:: Requirement ::
Please output the data below exactly as given, starting at its first line and stopping after the line that contains "const capTickStep = 1;".
•••
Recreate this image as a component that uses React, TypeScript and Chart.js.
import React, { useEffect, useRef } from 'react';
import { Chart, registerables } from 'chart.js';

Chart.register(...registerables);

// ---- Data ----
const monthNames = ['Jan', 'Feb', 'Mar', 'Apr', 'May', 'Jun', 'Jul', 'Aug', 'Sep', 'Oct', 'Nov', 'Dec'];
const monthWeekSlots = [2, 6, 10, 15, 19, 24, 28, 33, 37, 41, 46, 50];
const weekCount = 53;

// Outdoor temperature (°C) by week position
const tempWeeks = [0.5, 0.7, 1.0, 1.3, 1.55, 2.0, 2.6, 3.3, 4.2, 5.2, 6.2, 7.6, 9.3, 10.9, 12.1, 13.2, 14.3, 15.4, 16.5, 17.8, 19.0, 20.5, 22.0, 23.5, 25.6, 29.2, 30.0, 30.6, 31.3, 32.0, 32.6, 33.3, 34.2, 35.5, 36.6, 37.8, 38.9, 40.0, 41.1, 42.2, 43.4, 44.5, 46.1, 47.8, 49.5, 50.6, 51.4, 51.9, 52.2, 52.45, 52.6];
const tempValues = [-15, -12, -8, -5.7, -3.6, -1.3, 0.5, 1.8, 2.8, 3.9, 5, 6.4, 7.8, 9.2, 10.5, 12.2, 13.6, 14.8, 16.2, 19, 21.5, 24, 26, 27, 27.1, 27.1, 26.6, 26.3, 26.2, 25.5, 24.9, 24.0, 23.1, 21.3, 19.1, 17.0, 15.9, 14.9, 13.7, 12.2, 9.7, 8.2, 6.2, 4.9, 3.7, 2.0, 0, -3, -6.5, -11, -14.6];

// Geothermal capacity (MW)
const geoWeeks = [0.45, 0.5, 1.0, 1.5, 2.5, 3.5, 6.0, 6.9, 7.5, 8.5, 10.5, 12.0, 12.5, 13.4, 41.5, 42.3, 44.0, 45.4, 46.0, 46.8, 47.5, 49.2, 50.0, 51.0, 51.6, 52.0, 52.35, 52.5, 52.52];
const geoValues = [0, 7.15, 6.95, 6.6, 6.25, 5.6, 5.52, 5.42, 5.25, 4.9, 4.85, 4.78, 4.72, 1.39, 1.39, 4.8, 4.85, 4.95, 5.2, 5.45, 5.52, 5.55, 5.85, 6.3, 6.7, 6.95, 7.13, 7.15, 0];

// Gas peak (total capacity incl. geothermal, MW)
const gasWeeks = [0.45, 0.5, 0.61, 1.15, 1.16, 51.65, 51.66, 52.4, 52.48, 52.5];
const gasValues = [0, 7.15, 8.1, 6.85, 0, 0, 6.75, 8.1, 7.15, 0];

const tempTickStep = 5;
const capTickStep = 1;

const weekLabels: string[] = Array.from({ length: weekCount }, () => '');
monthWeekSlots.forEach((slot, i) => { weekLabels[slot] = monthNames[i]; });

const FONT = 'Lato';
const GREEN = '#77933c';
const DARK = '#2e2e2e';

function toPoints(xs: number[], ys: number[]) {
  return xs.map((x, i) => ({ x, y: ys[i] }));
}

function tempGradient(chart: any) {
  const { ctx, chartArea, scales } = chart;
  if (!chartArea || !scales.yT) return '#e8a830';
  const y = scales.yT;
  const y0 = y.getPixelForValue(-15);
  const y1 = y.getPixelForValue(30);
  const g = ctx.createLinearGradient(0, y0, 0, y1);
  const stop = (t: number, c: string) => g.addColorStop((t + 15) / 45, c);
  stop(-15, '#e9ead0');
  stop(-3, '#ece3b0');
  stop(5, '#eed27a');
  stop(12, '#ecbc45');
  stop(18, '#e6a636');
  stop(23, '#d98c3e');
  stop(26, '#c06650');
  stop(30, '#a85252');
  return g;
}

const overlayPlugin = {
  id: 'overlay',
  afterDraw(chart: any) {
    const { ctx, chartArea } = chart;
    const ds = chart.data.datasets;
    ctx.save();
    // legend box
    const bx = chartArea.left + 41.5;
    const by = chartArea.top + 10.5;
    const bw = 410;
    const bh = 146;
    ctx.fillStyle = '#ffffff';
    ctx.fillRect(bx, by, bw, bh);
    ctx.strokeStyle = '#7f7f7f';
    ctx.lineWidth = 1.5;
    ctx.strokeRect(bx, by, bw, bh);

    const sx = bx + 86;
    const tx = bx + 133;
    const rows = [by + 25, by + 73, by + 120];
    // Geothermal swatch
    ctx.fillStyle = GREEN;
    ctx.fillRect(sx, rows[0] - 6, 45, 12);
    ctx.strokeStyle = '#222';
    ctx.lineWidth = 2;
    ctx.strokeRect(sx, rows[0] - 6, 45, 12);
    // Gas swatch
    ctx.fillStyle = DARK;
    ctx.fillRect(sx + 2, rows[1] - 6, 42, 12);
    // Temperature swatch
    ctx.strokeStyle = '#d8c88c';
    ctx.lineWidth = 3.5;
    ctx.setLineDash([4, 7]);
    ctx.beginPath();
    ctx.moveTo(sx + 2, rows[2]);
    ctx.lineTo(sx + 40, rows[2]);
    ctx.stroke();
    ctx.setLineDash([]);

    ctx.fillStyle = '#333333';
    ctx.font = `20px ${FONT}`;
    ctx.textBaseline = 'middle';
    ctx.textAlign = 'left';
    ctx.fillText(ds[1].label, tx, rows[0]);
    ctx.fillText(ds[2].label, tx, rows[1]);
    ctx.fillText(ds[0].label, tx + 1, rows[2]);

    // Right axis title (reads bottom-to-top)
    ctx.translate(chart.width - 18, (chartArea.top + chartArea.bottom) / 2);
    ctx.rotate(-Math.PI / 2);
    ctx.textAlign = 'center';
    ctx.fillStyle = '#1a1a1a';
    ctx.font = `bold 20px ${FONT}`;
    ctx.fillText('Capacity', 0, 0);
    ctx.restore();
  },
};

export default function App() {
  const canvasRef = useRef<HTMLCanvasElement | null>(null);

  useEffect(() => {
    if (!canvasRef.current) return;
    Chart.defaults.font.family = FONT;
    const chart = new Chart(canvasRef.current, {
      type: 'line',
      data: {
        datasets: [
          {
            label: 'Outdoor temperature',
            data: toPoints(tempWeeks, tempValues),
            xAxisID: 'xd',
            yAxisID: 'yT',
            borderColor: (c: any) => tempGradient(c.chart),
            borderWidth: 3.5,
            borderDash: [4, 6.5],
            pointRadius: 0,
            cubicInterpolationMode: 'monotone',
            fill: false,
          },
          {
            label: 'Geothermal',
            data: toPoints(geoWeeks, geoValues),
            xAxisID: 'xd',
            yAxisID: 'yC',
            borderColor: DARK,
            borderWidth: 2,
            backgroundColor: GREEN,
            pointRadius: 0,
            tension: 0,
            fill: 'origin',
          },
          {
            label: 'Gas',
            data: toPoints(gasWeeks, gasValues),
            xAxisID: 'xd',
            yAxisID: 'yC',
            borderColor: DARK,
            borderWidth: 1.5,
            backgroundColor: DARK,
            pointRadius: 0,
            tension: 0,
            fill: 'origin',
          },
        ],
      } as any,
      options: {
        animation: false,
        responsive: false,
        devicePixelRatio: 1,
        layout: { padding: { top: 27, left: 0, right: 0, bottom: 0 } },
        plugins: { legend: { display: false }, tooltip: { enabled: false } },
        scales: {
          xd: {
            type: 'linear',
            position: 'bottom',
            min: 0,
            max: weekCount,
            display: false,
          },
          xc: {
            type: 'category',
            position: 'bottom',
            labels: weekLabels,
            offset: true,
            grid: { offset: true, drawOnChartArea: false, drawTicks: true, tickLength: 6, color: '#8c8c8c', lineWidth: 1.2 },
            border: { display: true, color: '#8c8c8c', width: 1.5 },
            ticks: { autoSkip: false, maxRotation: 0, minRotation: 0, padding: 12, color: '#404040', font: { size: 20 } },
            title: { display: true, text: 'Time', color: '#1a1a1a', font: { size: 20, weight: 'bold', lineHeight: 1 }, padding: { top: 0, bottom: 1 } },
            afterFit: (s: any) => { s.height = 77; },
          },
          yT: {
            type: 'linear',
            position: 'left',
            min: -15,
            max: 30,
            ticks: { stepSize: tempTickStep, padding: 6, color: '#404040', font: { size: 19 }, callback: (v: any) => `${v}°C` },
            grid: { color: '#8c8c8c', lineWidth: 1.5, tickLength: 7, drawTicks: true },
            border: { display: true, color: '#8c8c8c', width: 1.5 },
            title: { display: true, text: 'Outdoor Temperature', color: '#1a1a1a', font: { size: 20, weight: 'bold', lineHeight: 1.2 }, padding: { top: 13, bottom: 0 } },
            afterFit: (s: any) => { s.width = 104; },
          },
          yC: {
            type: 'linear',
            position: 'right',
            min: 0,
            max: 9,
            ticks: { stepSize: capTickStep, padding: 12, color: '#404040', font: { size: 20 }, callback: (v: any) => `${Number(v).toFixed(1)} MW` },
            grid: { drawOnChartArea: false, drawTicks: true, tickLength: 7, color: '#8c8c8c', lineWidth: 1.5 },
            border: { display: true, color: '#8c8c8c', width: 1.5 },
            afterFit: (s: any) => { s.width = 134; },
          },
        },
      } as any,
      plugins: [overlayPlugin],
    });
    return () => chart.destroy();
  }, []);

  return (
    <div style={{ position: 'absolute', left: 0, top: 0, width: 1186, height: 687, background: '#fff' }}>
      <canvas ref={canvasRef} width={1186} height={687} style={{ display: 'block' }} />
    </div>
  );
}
•••
:: Problem solution ::
Recreate this image as a component that uses React, TypeScript and Chart.js.
import React, { useEffect, useRef } from 'react';
import { Chart, registerables } from 'chart.js';

Chart.register(...registerables);

// ---- Data ----
const monthNames = ['Jan', 'Feb', 'Mar', 'Apr', 'May', 'Jun', 'Jul', 'Aug', 'Sep', 'Oct', 'Nov', 'Dec'];
const monthWeekSlots = [2, 6, 10, 15, 19, 24, 28, 33, 37, 41, 46, 50];
const weekCount = 53;

// Outdoor temperature (°C) by week position
const tempWeeks = [0.5, 0.7, 1.0, 1.3, 1.55, 2.0, 2.6, 3.3, 4.2, 5.2, 6.2, 7.6, 9.3, 10.9, 12.1, 13.2, 14.3, 15.4, 16.5, 17.8, 19.0, 20.5, 22.0, 23.5, 25.6, 29.2, 30.0, 30.6, 31.3, 32.0, 32.6, 33.3, 34.2, 35.5, 36.6, 37.8, 38.9, 40.0, 41.1, 42.2, 43.4, 44.5, 46.1, 47.8, 49.5, 50.6, 51.4, 51.9, 52.2, 52.45, 52.6];
const tempValues = [-15, -12, -8, -5.7, -3.6, -1.3, 0.5, 1.8, 2.8, 3.9, 5, 6.4, 7.8, 9.2, 10.5, 12.2, 13.6, 14.8, 16.2, 19, 21.5, 24, 26, 27, 27.1, 27.1, 26.6, 26.3, 26.2, 25.5, 24.9, 24.0, 23.1, 21.3, 19.1, 17.0, 15.9, 14.9, 13.7, 12.2, 9.7, 8.2, 6.2, 4.9, 3.7, 2.0, 0, -3, -6.5, -11, -14.6];

// Geothermal capacity (MW)
const geoWeeks = [0.45, 0.5, 1.0, 1.5, 2.5, 3.5, 6.0, 6.9, 7.5, 8.5, 10.5, 12.0, 12.5, 13.4, 41.5, 42.3, 44.0, 45.4, 46.0, 46.8, 47.5, 49.2, 50.0, 51.0, 51.6, 52.0, 52.35, 52.5, 52.52];
const geoValues = [0, 7.15, 6.95, 6.6, 6.25, 5.6, 5.52, 5.42, 5.25, 4.9, 4.85, 4.78, 4.72, 1.39, 1.39, 4.8, 4.85, 4.95, 5.2, 5.45, 5.52, 5.55, 5.85, 6.3, 6.7, 6.95, 7.13, 7.15, 0];

// Gas peak (total capacity incl. geothermal, MW)
const gasWeeks = [0.45, 0.5, 0.61, 1.15, 1.16, 51.65, 51.66, 52.4, 52.48, 52.5];
const gasValues = [0, 7.15, 8.1, 6.85, 0, 0, 6.75, 8.1, 7.15, 0];

const tempTickStep = 5;
const capTickStep = 1;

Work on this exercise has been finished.